A bill that would impose a host of new restrictions on voting in Florida passed a key committee in the State Senate on Tuesday after a fiery debate among senators and hours of citizen testimony opposing the measure. The vote set the stage for a possible full floor vote in the Republican-controlled chamber in the coming weeks.
The bill, known as S.B. 90, had significantly been revised last week by Dennis K. Baxley, the Republican state senator who introduced it, to roll back some of the more strident restrictions in the original bill, like banning drop boxes. It passed the Senate Rules Committee on Tuesday along a mostly party-line vote, with one Republican member of the committee, Jeff Brandes, voting against it.
The measure also bans giving water to voters within 150 feet of a voting location; adds more identification requirements for absentee ballots; requires voters to request an absentee ballot every election rather than be on an absentee voting list; limits who can collect and drop off ballots; and empowers partisan observers during the ballot tabulating process.
Florida, a major political battleground, is one of a number of Republican-controlled states, including Georgia, Texas and Arizona, that have marched forward with new bills seeking to limit access to voting. Republicans did well in Florida in 2020, with former President Donald J. Trump winning by more than 370,000 votes.
Mr. Baxley, in introducing the bill, said that Florida’s election last year was the “gold standard” for the country, but that the new voting law was necessary to avoid potential problems.
But the successful election in Florida was the reason that Democrats, as well as at least one Republican, pushed back on a lot of the provisions in the law. The newly amended bill passed on Wednesday limits the availability of drop boxes to early voting hours, rather than the 24-hour option that existed last year.
Democratic senators, including Randolph Bracy, noted that there had been no evidence of any tampering with drop boxes, which was later confirmed in testimony by local election officials.
Mr. Baxley replied simply that “things could happen.”
The Republican sponsor did relent on one provision: requiring a “wet signature” (one handwritten using a pen or pencil) on file for voters who cast their ballots by mail for signature matching, rather than digital signatures, many of which are collected at Department of Motor Vehicle offices around the state.
After intense debate and pressure, including from Republican senators, Mr. Baxley said on Tuesday morning that “by listening to others, and understanding your heart, I’m willing, and this Senate is willing, to take it out.”
The bill was originally set for a vote last Wednesday, but the debate ran past the allotted meeting time and was abruptly gaveled to a close.
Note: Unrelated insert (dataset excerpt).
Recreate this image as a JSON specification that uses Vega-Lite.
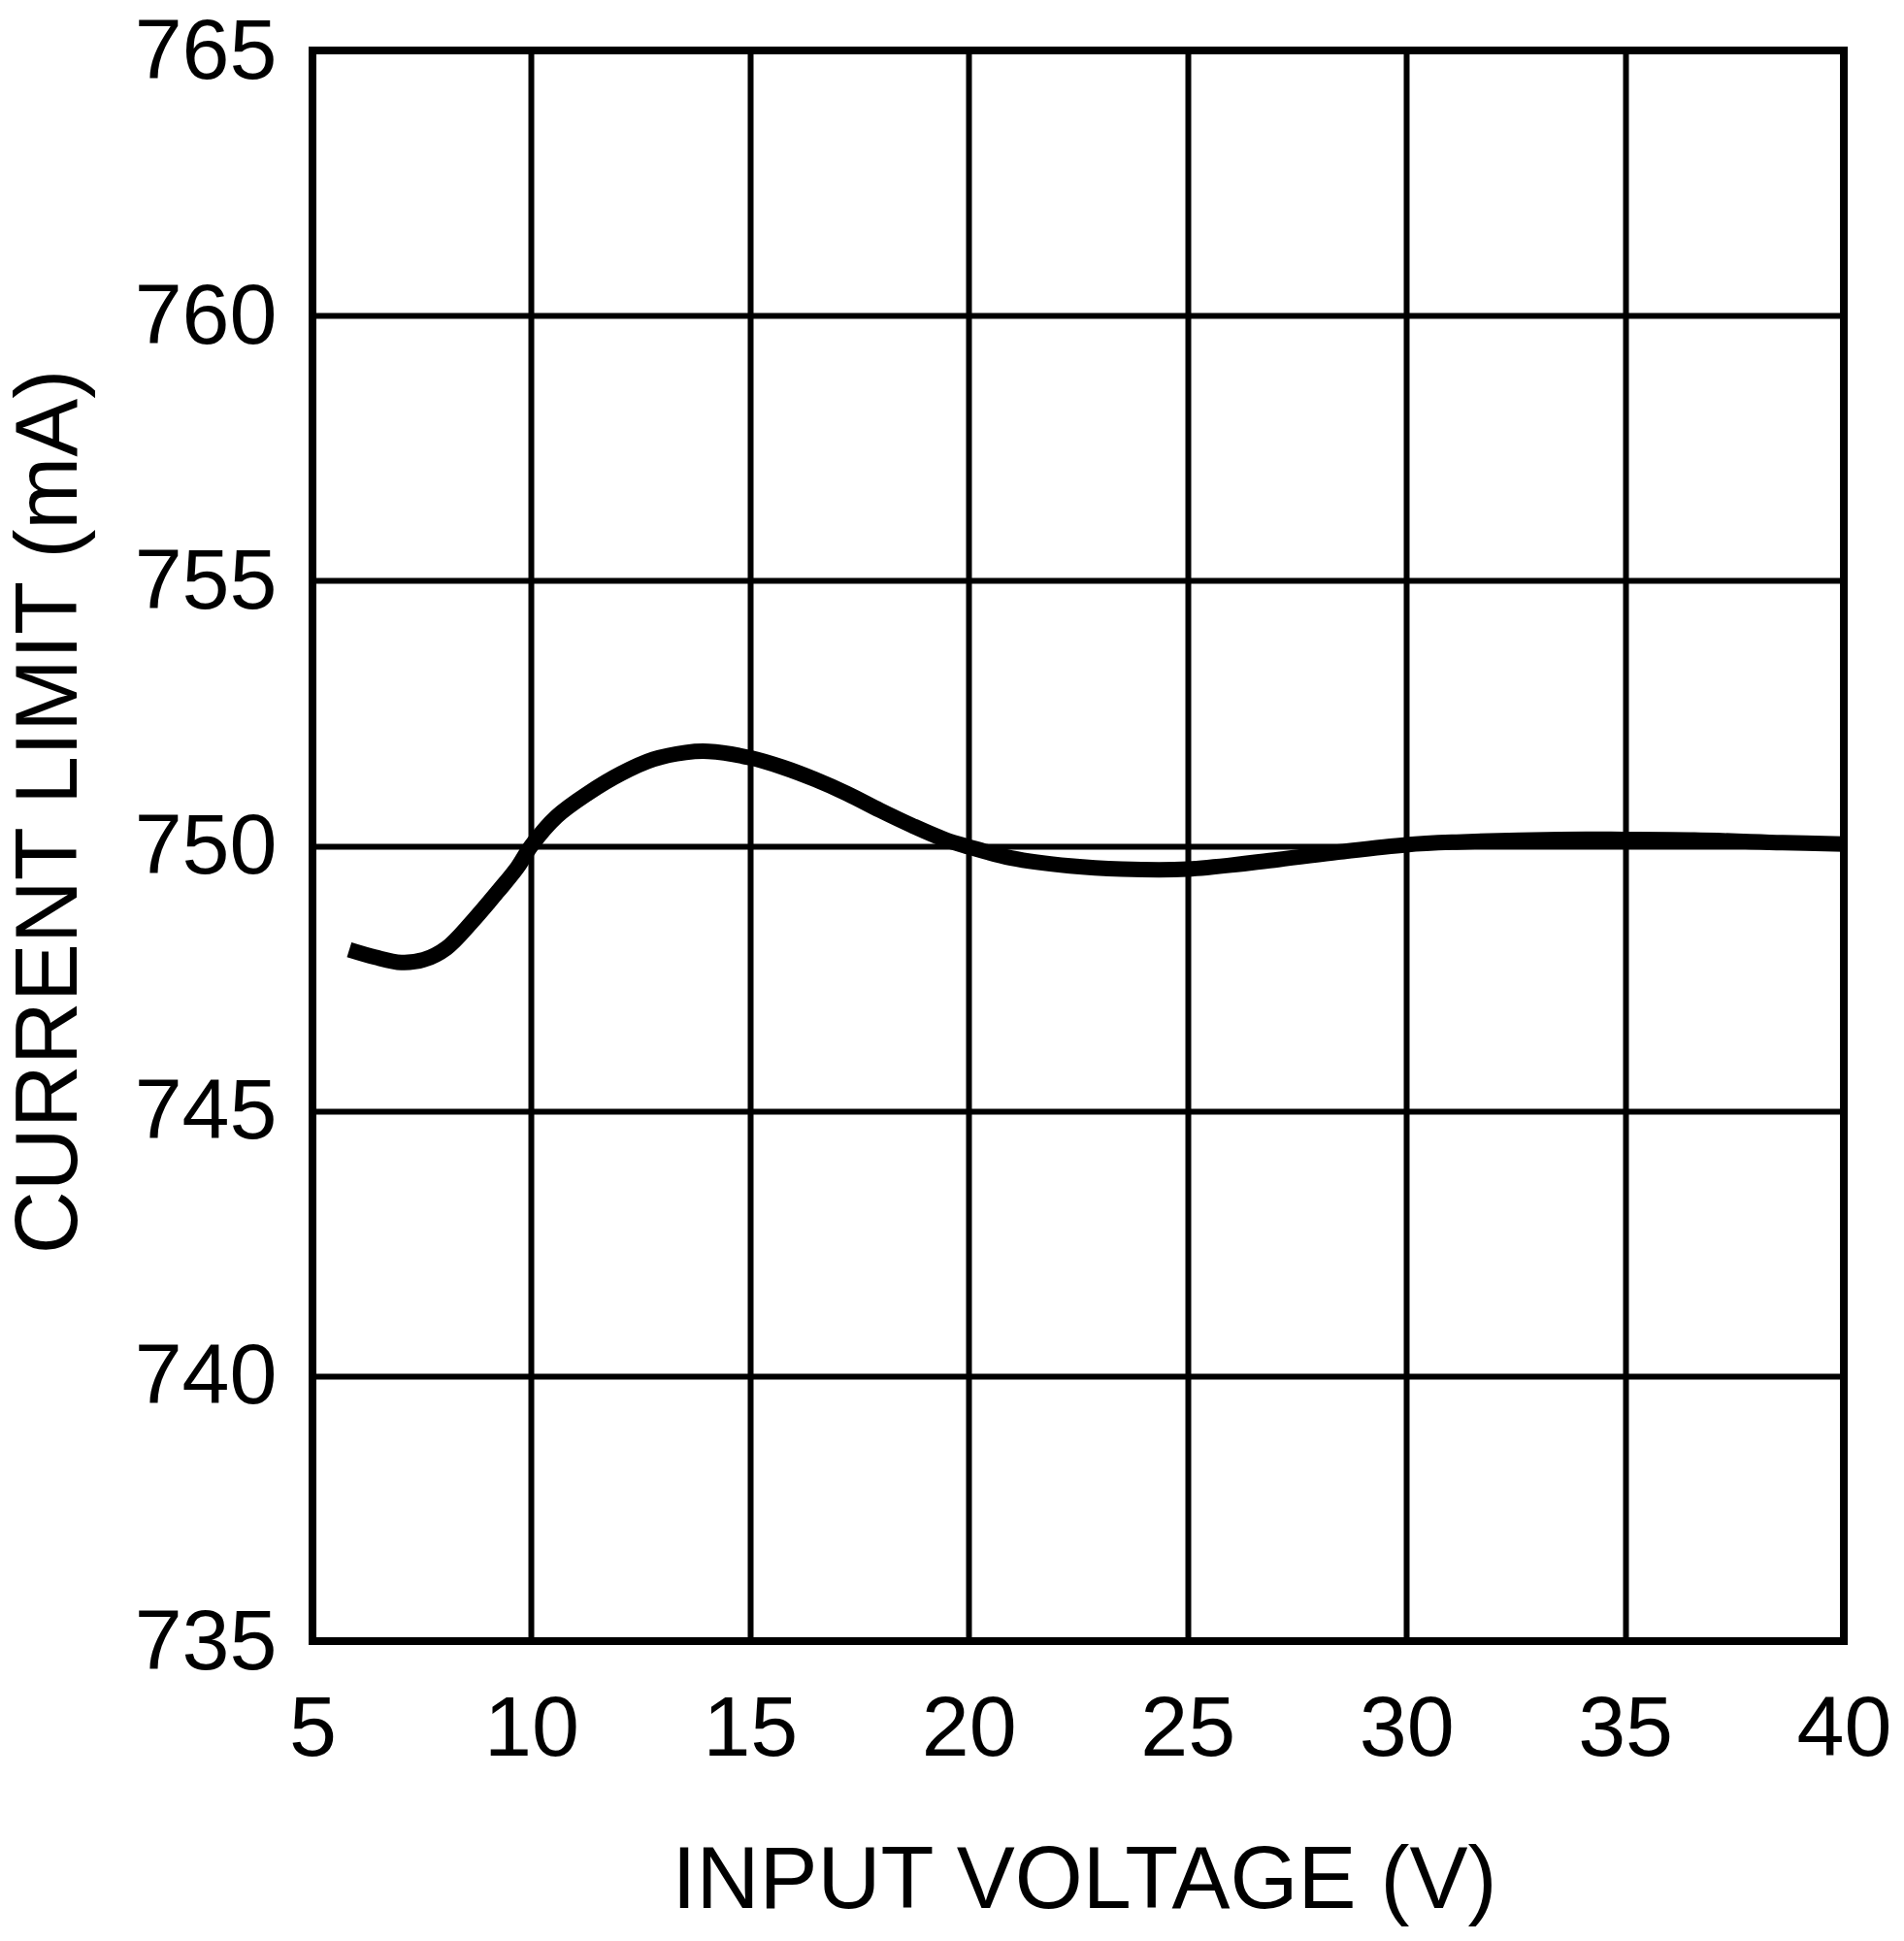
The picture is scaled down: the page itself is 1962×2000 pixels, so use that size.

The Senate Rules Committee picked up the final debate early Tuesday.
During the public testimony last week, dozens of Florida voters spoke against the bill, as well as some local election officials, who took particular issue with the provision granting more authority to partisan poll watchers.
Mr. Brandes, in his closing remarks on Tuesday morning, noted that election officials across the state had voiced opposition to the bill.
“I need to put on the record that to my knowledge, not one Republican supervisor of elections in the state of Florida supports this bill in its current form,” he said.
The lengthy debate last Wednesday grew heated at times, as Democrats grew frustrated with what they viewed as evasive answers from Mr. Baxley.
“These are the most nonsensical, off-point answers I think I’ve ever heard to questions in my life,” said Gary Farmer, the Democratic minority leader in the State Senate.
The bill that passed through committee on Tuesday brings the Senate effort more in line with a similar bill that has been introduced in the House by Blaise Ingoglia, a Republican representative from the Gulf Coast. The House bill, which passed a key House committee in March, also awaits a full vote later this month.
The Florida Legislature is in session this year only through the end of April, so any bills will need to be passed by both chambers before May 1.